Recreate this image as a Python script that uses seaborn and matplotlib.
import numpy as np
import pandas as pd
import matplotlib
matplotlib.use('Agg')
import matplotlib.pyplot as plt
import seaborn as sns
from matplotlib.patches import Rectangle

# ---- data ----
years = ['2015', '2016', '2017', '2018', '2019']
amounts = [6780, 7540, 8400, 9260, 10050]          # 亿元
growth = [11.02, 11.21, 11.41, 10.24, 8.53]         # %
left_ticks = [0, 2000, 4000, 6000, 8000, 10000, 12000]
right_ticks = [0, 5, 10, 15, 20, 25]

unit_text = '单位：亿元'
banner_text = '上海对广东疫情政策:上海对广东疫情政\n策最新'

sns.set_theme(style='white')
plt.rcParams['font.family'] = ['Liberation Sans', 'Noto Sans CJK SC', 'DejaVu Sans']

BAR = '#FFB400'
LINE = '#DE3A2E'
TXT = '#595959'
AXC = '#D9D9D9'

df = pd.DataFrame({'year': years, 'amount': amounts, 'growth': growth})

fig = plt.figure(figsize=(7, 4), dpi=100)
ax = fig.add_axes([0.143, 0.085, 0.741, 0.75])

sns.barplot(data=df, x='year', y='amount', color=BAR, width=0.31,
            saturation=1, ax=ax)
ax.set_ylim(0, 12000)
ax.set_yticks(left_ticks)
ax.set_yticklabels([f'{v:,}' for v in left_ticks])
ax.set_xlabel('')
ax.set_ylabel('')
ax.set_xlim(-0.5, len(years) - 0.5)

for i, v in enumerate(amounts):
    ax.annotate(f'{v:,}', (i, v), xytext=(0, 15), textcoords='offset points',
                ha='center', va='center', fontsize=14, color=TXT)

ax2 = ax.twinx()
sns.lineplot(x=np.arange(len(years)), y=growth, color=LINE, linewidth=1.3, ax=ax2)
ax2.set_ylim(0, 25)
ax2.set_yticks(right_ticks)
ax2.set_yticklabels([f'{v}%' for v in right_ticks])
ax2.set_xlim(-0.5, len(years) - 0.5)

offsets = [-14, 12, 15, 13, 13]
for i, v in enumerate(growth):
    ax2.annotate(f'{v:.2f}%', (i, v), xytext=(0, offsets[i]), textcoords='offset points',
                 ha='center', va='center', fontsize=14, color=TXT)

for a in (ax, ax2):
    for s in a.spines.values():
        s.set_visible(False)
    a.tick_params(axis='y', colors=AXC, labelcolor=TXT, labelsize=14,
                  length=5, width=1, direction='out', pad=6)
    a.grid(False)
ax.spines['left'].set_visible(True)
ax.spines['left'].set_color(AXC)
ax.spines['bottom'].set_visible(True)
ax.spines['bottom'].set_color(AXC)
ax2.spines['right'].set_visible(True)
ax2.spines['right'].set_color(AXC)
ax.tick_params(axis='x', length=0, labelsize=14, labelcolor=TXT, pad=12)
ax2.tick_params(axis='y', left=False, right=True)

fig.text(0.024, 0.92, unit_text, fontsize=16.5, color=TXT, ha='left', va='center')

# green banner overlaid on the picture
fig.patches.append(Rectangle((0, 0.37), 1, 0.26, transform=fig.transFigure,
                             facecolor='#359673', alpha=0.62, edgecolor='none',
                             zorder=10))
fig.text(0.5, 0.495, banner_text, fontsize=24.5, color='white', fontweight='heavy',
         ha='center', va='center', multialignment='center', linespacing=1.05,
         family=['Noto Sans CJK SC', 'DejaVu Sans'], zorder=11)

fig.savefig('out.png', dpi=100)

======

* **Goal**: Set down the material above again, word for word.

* **Full solution**:
Recreate this image as a Python script that uses seaborn and matplotlib.
import numpy as np
import pandas as pd
import matplotlib
matplotlib.use('Agg')
import matplotlib.pyplot as plt
import seaborn as sns
from matplotlib.patches import Rectangle

# ---- data ----
years = ['2015', '2016', '2017', '2018', '2019']
amounts = [6780, 7540, 8400, 9260, 10050]          # 亿元
growth = [11.02, 11.21, 11.41, 10.24, 8.53]         # %
left_ticks = [0, 2000, 4000, 6000, 8000, 10000, 12000]
right_ticks = [0, 5, 10, 15, 20, 25]

unit_text = '单位：亿元'
banner_text = '上海对广东疫情政策:上海对广东疫情政\n策最新'

sns.set_theme(style='white')
plt.rcParams['font.family'] = ['Liberation Sans', 'Noto Sans CJK SC', 'DejaVu Sans']

BAR = '#FFB400'
LINE = '#DE3A2E'
TXT = '#595959'
AXC = '#D9D9D9'

df = pd.DataFrame({'year': years, 'amount': amounts, 'growth': growth})

fig = plt.figure(figsize=(7, 4), dpi=100)
ax = fig.add_axes([0.143, 0.085, 0.741, 0.75])

sns.barplot(data=df, x='year', y='amount', color=BAR, width=0.31,
            saturation=1, ax=ax)
ax.set_ylim(0, 12000)
ax.set_yticks(left_ticks)
ax.set_yticklabels([f'{v:,}' for v in left_ticks])
ax.set_xlabel('')
ax.set_ylabel('')
ax.set_xlim(-0.5, len(years) - 0.5)

for i, v in enumerate(amounts):
    ax.annotate(f'{v:,}', (i, v), xytext=(0, 15), textcoords='offset points',
                ha='center', va='center', fontsize=14, color=TXT)

ax2 = ax.twinx()
sns.lineplot(x=np.arange(len(years)), y=growth, color=LINE, linewidth=1.3, ax=ax2)
ax2.set_ylim(0, 25)
ax2.set_yticks(right_ticks)
ax2.set_yticklabels([f'{v}%' for v in right_ticks])
ax2.set_xlim(-0.5, len(years) - 0.5)

offsets = [-14, 12, 15, 13, 13]
for i, v in enumerate(growth):
    ax2.annotate(f'{v:.2f}%', (i, v), xytext=(0, offsets[i]), textcoords='offset points',
                 ha='center', va='center', fontsize=14, color=TXT)

for a in (ax, ax2):
    for s in a.spines.values():
        s.set_visible(False)
    a.tick_params(axis='y', colors=AXC, labelcolor=TXT, labelsize=14,
                  length=5, width=1, direction='out', pad=6)
    a.grid(False)
ax.spines['left'].set_visible(True)
ax.spines['left'].set_color(AXC)
ax.spines['bottom'].set_visible(True)
ax.spines['bottom'].set_color(AXC)
ax2.spines['right'].set_visible(True)
ax2.spines['right'].set_color(AXC)
ax.tick_params(axis='x', length=0, labelsize=14, labelcolor=TXT, pad=12)
ax2.tick_params(axis='y', left=False, right=True)

fig.text(0.024, 0.92, unit_text, fontsize=16.5, color=TXT, ha='left', va='center')

# green banner overlaid on the picture
fig.patches.append(Rectangle((0, 0.37), 1, 0.26, transform=fig.transFigure,
                             facecolor='#359673', alpha=0.62, edgecolor='none',
                             zorder=10))
fig.text(0.5, 0.495, banner_text, fontsize=24.5, color='white', fontweight='heavy',
         ha='center', va='center', multialignment='center', linespacing=1.05,
         family=['Noto Sans CJK SC', 'DejaVu Sans'], zorder=11)

fig.savefig('out.png', dpi=100)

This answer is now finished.